El exguerrillero, que forma parte de los 10 congresistas de la Fuerza Alternativa Revolucionaria del Común (FARC) que deberán asumir el 20 de julio, como parte de los acuerdos de paz, fue capturado el 9 de abril.
Al día siguiente inició una huelga de hambre en protesta por lo que él y su movimiento consideran un montaje jurídico de Estados Unidos, que espera el visto bueno de Colombia para su extradición en un plazo indeterminado.
El deterioro físico de Santrich llevó a que el gobierno aceptara, por pedido de Naciones Unidas, su traslado temporal a un centro de acogida de la Iglesia católica, donde el exjefe rebelde aceptó deponer su protesta.

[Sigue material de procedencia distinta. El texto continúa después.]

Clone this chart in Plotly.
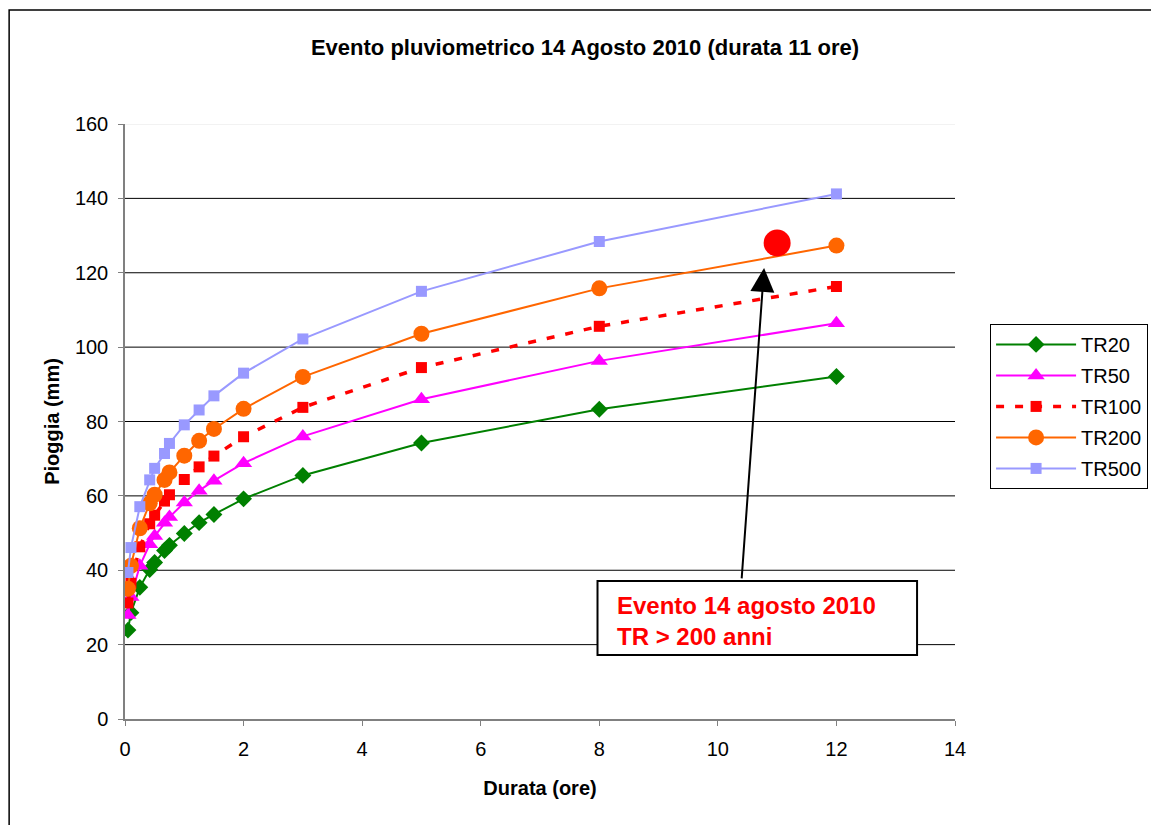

Firmado en noviembre de 2016, el pacto de paz concede beneficios jurídicos a quienes confiesen sus crímenes y reparen a las víctimas y prevé que ningún líder de la otrora guerrilla sea entregado a Estados Unidos por acciones ocurridas antes de esa fecha.
Sin embargo, en caso de que violen la ley después de la firma del acuerdo, los excombatientes perderán esas concesiones y serán sancionados por la justicia ordinaria.
Estados Unidos asegura que Santrich incurrió en delitos de narcotráfico después de la suscripción del acuerdo que condujo al desarme de unos 7.000 rebeldes y ha evitado unas 3.000 muertes al año.
Su caso ha puesto a prueba la ya difícil implementación de los compromisos de paz, y ha desatado temores de que excombatientes se sientan traicionados y puedan retomar las armas.